Quebec Premier Jean Charest says Prime Minister Stephen Harper's government must catch up to the rest of the world when it comes to environmental policy.

Prime Minister Stephen Harper's government must catch up to the rest of the world when it comes to environmental policy, Quebec Premier Jean Charest said Friday.

Charest said the Canadian government will have to take a more aggressive approach to fighting climate change.

The Quebec premier said it was a necessary step to keep up with a multinational push for a new global agreement to reduce greenhouse gas emissions.

"Canada won't have any choice but to follow suit," Charest said, calling on Ottawa to adapt and put in place a more ambitious climate change plan than the one presented a few months ago.

Environment Minister Jim Prentice, however, said Canada is already doing that.

Charest said Harper has no choice, given the determination of U.S. President Barack Obama and a number of countries to conclude a new accord this year on the reduction of greenhouse gases.

Harper extended an invitation to Charest on Friday to work together with the federal government to resolve their differences.

In an interview with the TVA television network, Harper responded to criticism from Charest about federal policy on the environment and changes to the formula used to determine federal transfer payments.

Harper said the federal government is committed to investing in green technologies and on green infrastructure projects included in this week's federal budget.

Prentice, in an interview in Ottawa, said climate change will be on the agenda when Obama visits Canada on Feb. 19.
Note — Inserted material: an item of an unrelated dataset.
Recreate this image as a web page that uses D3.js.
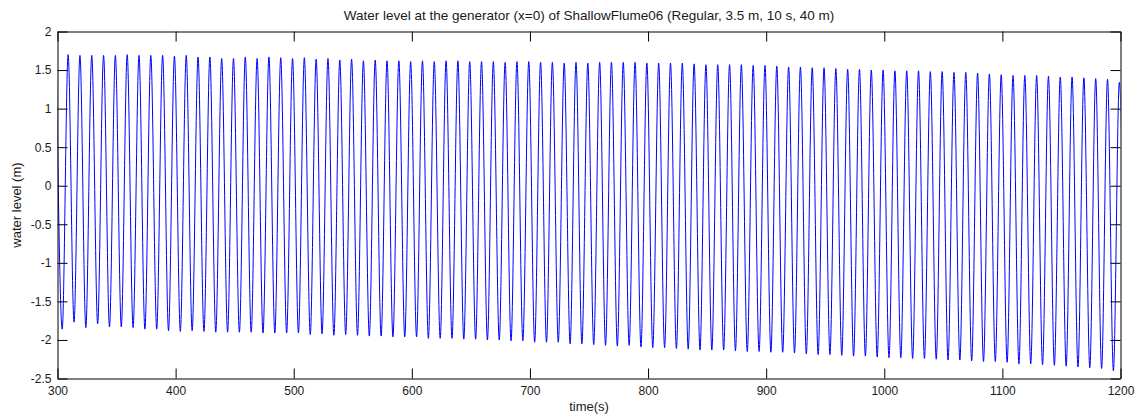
<!DOCTYPE html>
<html>
<head>
<meta charset="utf-8">
<script src="https://cdn.jsdelivr.net/npm/d3@7"></script>
<style>
  body { margin: 0; background: #fff; }
  text { font-family: "Liberation Sans", Arial, sans-serif; fill: #1a1a1a; }
</style>
</head>
<body>
<div id="chart"></div>
<script>
const chartTitle = 'Water level at the generator (x=0) of ShallowFlume06 (Regular, 3.5 m, 10 s, 40 m)'
const xLabel = 'time(s)'
const yLabel = 'water level (m)'
const xDomain = [300, 1200]
const yDomain = [-2.5, 2]
const xTicks = [300, 400, 500, 600, 700, 800, 900, 1000, 1100, 1200]
const yTicks = [-2.5, -2, -1.5, -1, -0.5, 0, 0.5, 1, 1.5, 2]

// wave period 10 s, first crest just before the left edge
const firstCrest = 299
const wavePeriod = 10

// crest heights, one per wave (299 s .. 1199 s)
const crestLevels = [
  1.70, 1.70, 1.69, 1.69, 1.69, 1.69, 1.70, 1.69, 1.69, 1.69, 1.68,
  1.69, 1.67, 1.67, 1.65, 1.65, 1.67, 1.65, 1.67, 1.66, 1.65,
  1.66, 1.64, 1.65, 1.63, 1.64, 1.62, 1.63, 1.62, 1.62, 1.61,
  1.62, 1.61, 1.62, 1.62, 1.61, 1.61, 1.61, 1.60, 1.61, 1.61,
  1.60, 1.60, 1.59, 1.60, 1.59,
  1.60, 1.60, 1.60, 1.60, 1.59, 1.59, 1.59, 1.59, 1.58, 1.57,
  1.57, 1.57, 1.57, 1.56, 1.56, 1.55, 1.54, 1.54, 1.53, 1.53,
  1.52, 1.51, 1.51, 1.50, 1.50, 1.49, 1.49, 1.49, 1.48, 1.48,
  1.47, 1.47, 1.46, 1.45, 1.44, 1.43, 1.43, 1.43, 1.42, 1.41,
  1.41, 1.40, 1.39, 1.38, 1.34
]

// trough depths, half a period after each crest (304 s .. 1204 s)
const troughLevels = [
  -1.86, -1.77, -1.84, -1.79, -1.83, -1.83, -1.84, -1.86, -1.86, -1.88,
  -1.89, -1.88, -1.89, -1.90, -1.90, -1.90, -1.90, -1.91, -1.91, -1.91,
  -1.91, -1.93, -1.92, -1.94, -1.93, -1.94, -1.95, -1.95, -1.96, -1.96,
  -1.96, -1.98, -1.98, -1.98, -1.99, -1.99, -2.00, -2.00, -2.01, -2.01,
  -2.03, -2.03, -2.03, -2.05, -2.05, -2.06, -2.07, -2.08, -2.07, -2.09,
  -2.10, -2.10, -2.11, -2.12, -2.13, -2.13, -2.13, -2.14, -2.15, -2.15,
  -2.16, -2.16, -2.17, -2.18, -2.19, -2.19, -2.20, -2.21, -2.21, -2.22,
  -2.23, -2.23, -2.24, -2.24, -2.25, -2.26, -2.26, -2.27, -2.28, -2.28,
  -2.29, -2.31, -2.31, -2.32, -2.33, -2.34, -2.35, -2.36, -2.37, -2.40,
  -2.42
]

const width = 1142
const height = 419
const margin = { top: 31.5, right: 21.5, bottom: 40.5, left: 57.5 }

const svg = d3.select('#chart')
  .append('svg')
  .attr('width', width)
  .attr('height', height)

const x = d3.scaleLinear()
  .domain(xDomain)
  .range([margin.left, width - margin.right])

const y = d3.scaleLinear()
  .domain(yDomain)
  .range([height - margin.bottom, margin.top])

// crests and troughs interleaved
const crestTimes = d3.range(crestLevels.length).map(i => firstCrest + i * wavePeriod)
const points = []
crestLevels.forEach((level, i) => {
  points.push([crestTimes[i], level])
  if (i < troughLevels.length) points.push([crestTimes[i] + wavePeriod / 2, troughLevels[i]])
})

svg.append('clipPath')
  .attr('id', 'plot-area')
  .append('rect')
  .attr('x', x(xDomain[0]))
  .attr('y', y(yDomain[1]))
  .attr('width', x(xDomain[1]) - x(xDomain[0]))
  .attr('height', y(yDomain[0]) - y(yDomain[1]))

const line = d3.line()
  .x(d => x(d[0]))
  .y(d => y(d[1]))
  .curve(d3.curveMonotoneX)

svg.append('path')
  .datum(points)
  .attr('clip-path', 'url(#plot-area)')
  .attr('fill', 'none')
  .attr('stroke', '#0000ff')
  .attr('stroke-width', 1)
  .attr('d', line)

// axes, matlab style: inward ticks on all four sides
const tickLen = 10

svg.append('g')
  .attr('transform', `translate(0, ${y(yDomain[0])})`)
  .call(d3.axisBottom(x).tickValues(xTicks).tickSizeInner(-tickLen).tickSizeOuter(0).tickPadding(8).tickFormat(d => String(d)))

svg.append('g')
  .attr('transform', `translate(0, ${y(yDomain[1])})`)
  .call(d3.axisTop(x).tickValues(xTicks).tickSizeInner(-tickLen).tickSizeOuter(0).tickFormat(''))

svg.append('g')
  .attr('transform', `translate(${x(xDomain[0])}, 0)`)
  .call(d3.axisLeft(y).tickValues(yTicks).tickSizeInner(-tickLen).tickSizeOuter(0).tickPadding(6).tickFormat(d => String(d)))

svg.append('g')
  .attr('transform', `translate(${x(xDomain[1])}, 0)`)
  .call(d3.axisRight(y).tickValues(yTicks).tickSizeInner(-tickLen).tickSizeOuter(0).tickFormat(''))

svg.selectAll('.tick text')
  .style('font-size', '12px')
  .attr('fill', '#1a1a1a')

svg.selectAll('.domain, .tick line')
  .attr('stroke', '#000')

svg.append('text')
  .attr('x', (x(xDomain[0]) + x(xDomain[1])) / 2)
  .attr('y', 20)
  .attr('text-anchor', 'middle')
  .style('font-size', '13.5px')
  .text(chartTitle)

svg.append('text')
  .attr('x', (x(xDomain[0]) + x(xDomain[1])) / 2)
  .attr('y', 411)
  .attr('text-anchor', 'middle')
  .style('font-size', '13px')
  .text(xLabel)

svg.append('text')
  .attr('transform', `translate(21, ${(y(yDomain[0]) + y(yDomain[1])) / 2}) rotate(-90)`)
  .attr('text-anchor', 'middle')
  .style('font-size', '13px')
  .text(yLabel)
</script>
</body>
</html>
"We have made it clear that we are interested in negotiating a North American cap-and-trade system with the United States and, in fact, this is one of the issues that the prime minister and the president have identified as a subject of discussion at the upcoming meeting," he said.

Charest, attending the World Economic Forum in Davos, Switzerland, said Canada's laxness on climate change is conspicuous.

"I don't agree at all," said Prentice.

"If you look at the principles upon which the new U.S. administration is basing their position on climate change, they are virtually identical to the positions that our government has enunciated.

"We have been calling for a North American approach to climate change that would put North America in the forefront of the world in terms of effective action to reduce greenhouse gases," he said.

Former U.S. vice-president Al Gore told one session that Obama is serious about environmental questions.

World political leaders are to meet in Copenhagen in December to adopt an international treaty to replace the Kyoto Protocol on greenhouse gas emissions.